What needs to be done.
List every line in this data where the string "that" occurs.

# START OF Raw data

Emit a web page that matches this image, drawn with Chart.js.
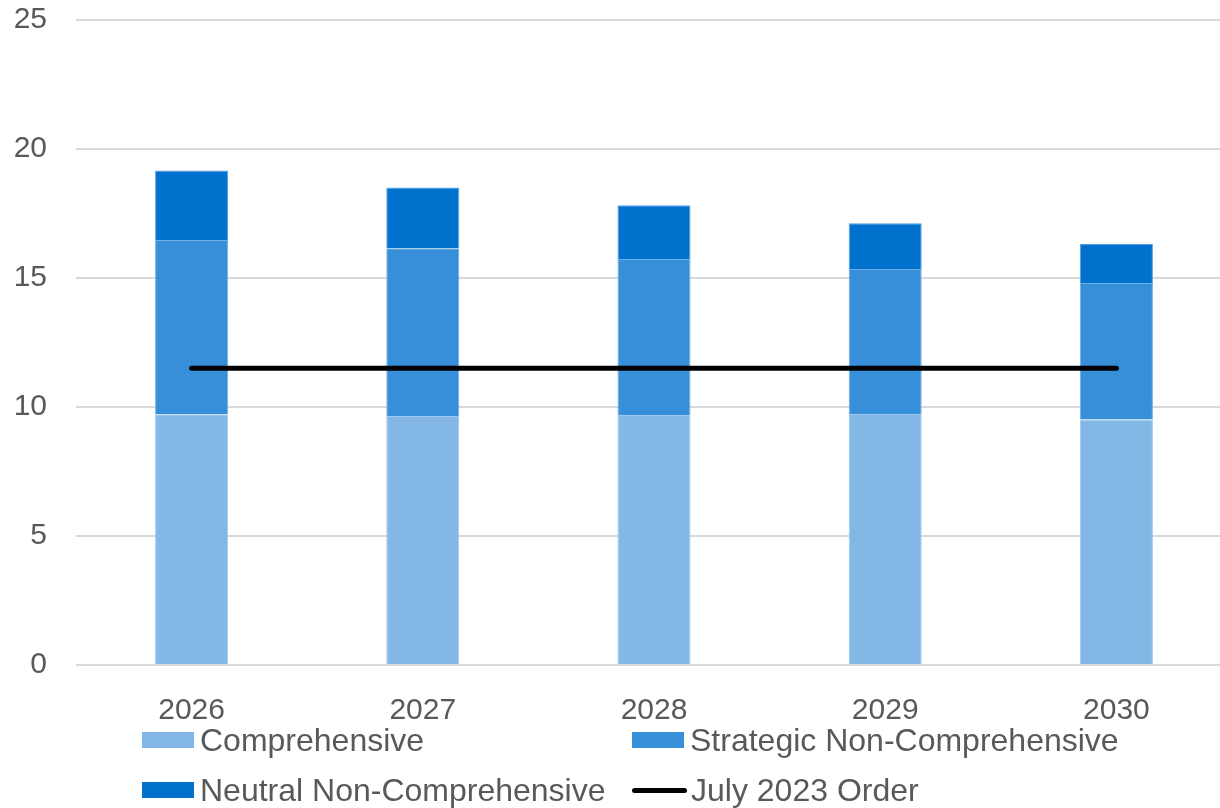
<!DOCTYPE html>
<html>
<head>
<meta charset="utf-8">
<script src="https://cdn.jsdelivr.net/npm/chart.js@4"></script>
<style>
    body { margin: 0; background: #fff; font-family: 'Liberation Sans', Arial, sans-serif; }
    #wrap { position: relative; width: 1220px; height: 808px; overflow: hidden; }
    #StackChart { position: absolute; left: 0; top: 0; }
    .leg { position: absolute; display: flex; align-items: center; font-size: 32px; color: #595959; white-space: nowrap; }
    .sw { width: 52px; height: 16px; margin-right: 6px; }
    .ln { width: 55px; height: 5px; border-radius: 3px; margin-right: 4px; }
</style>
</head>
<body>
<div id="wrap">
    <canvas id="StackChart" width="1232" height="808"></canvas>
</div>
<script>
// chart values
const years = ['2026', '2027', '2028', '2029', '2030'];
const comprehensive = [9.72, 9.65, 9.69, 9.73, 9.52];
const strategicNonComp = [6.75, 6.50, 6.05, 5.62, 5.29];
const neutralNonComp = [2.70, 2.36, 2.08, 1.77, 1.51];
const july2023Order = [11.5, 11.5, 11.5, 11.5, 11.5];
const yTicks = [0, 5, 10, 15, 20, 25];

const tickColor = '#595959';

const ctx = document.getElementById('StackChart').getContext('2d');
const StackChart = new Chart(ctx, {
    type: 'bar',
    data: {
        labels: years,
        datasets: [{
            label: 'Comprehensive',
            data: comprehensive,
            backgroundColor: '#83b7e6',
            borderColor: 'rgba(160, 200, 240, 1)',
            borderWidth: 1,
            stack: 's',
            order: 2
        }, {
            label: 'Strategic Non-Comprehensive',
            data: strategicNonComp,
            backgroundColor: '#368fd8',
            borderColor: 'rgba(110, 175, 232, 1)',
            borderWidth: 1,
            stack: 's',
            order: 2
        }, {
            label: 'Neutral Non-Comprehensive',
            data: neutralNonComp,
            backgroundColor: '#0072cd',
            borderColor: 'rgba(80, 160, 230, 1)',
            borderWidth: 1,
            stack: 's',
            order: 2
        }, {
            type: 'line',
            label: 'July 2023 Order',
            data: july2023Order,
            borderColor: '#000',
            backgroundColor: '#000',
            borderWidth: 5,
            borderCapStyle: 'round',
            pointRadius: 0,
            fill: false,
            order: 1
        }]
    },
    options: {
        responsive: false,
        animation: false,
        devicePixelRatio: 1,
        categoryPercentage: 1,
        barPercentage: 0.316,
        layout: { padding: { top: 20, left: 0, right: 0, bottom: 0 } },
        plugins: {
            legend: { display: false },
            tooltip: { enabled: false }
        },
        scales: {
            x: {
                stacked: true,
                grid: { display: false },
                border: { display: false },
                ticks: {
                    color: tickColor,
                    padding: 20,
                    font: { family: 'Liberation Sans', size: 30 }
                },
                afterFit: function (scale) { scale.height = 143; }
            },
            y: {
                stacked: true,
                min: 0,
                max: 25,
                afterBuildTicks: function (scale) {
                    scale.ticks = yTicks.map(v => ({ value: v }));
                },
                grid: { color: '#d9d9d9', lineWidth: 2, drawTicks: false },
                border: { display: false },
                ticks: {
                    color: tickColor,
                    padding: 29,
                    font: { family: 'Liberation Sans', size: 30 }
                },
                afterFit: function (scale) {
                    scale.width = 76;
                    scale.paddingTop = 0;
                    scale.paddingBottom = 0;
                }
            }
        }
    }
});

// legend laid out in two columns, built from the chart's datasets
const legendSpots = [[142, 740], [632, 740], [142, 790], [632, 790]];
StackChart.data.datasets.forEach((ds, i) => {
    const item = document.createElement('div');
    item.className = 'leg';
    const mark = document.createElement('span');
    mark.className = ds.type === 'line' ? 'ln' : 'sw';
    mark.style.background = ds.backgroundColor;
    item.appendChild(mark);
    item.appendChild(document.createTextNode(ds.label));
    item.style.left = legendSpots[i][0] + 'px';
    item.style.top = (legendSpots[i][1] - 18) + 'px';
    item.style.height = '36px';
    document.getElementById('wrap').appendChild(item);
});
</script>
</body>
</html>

# END OF Raw data
# START OF Raw data

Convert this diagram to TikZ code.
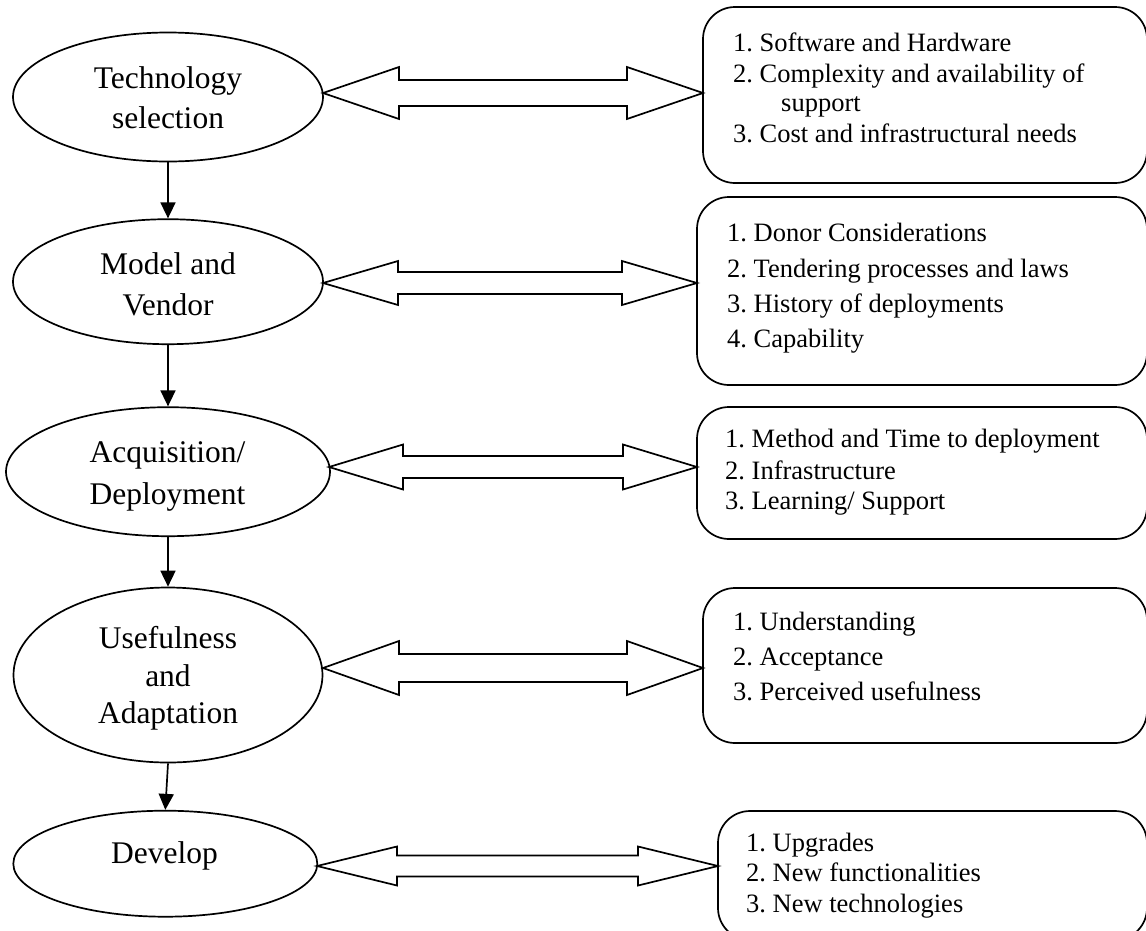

# END OF Raw data
# START OF Raw data

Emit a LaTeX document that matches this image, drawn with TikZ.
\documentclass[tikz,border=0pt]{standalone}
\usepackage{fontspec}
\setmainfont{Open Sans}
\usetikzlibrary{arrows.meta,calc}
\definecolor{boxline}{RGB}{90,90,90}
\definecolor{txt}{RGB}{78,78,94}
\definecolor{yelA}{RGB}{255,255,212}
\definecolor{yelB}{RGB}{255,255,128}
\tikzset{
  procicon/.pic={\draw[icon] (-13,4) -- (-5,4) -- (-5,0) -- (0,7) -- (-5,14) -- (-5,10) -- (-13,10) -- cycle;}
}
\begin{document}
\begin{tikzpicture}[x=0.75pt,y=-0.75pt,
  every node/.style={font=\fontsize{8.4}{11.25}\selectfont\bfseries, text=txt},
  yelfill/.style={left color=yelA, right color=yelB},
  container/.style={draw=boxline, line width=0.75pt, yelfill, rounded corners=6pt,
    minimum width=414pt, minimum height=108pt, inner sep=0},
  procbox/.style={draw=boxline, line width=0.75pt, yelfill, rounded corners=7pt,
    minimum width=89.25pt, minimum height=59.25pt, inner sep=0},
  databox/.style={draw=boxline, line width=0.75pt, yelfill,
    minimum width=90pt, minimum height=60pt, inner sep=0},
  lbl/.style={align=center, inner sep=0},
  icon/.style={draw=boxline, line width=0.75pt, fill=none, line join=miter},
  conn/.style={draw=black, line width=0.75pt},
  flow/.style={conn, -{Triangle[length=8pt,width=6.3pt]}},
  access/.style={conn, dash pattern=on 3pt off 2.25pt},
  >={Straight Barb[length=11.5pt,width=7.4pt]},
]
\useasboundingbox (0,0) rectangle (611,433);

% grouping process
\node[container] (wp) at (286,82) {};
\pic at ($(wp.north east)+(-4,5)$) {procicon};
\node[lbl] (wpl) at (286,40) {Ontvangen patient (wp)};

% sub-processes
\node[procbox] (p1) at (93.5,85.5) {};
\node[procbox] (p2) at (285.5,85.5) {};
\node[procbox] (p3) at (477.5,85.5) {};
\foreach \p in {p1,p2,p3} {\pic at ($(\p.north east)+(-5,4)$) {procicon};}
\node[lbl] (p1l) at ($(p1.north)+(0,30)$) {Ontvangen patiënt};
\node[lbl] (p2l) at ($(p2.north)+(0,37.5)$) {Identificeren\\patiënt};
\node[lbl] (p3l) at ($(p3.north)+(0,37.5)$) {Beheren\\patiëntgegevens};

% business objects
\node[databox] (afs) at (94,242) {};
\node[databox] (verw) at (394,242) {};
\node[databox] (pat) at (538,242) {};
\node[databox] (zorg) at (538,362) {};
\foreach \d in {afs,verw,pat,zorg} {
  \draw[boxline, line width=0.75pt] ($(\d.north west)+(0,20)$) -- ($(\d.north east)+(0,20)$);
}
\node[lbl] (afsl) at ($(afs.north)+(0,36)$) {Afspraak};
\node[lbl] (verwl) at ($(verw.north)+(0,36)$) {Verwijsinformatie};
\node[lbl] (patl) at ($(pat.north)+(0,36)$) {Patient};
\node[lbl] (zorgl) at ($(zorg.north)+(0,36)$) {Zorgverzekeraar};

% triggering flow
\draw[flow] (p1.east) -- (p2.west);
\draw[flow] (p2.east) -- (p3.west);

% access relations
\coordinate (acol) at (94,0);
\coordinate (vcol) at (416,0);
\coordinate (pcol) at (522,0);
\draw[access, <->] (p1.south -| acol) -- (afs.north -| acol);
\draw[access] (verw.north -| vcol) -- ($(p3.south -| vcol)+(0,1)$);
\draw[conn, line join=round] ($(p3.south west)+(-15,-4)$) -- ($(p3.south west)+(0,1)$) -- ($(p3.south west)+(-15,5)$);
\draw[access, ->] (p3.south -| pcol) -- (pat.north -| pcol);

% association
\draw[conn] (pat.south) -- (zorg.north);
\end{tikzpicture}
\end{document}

# END OF Raw data

Written response.
Emit a web page that matches this image, drawn with Chart.js.
Emit a LaTeX document that matches this image, drawn with TikZ.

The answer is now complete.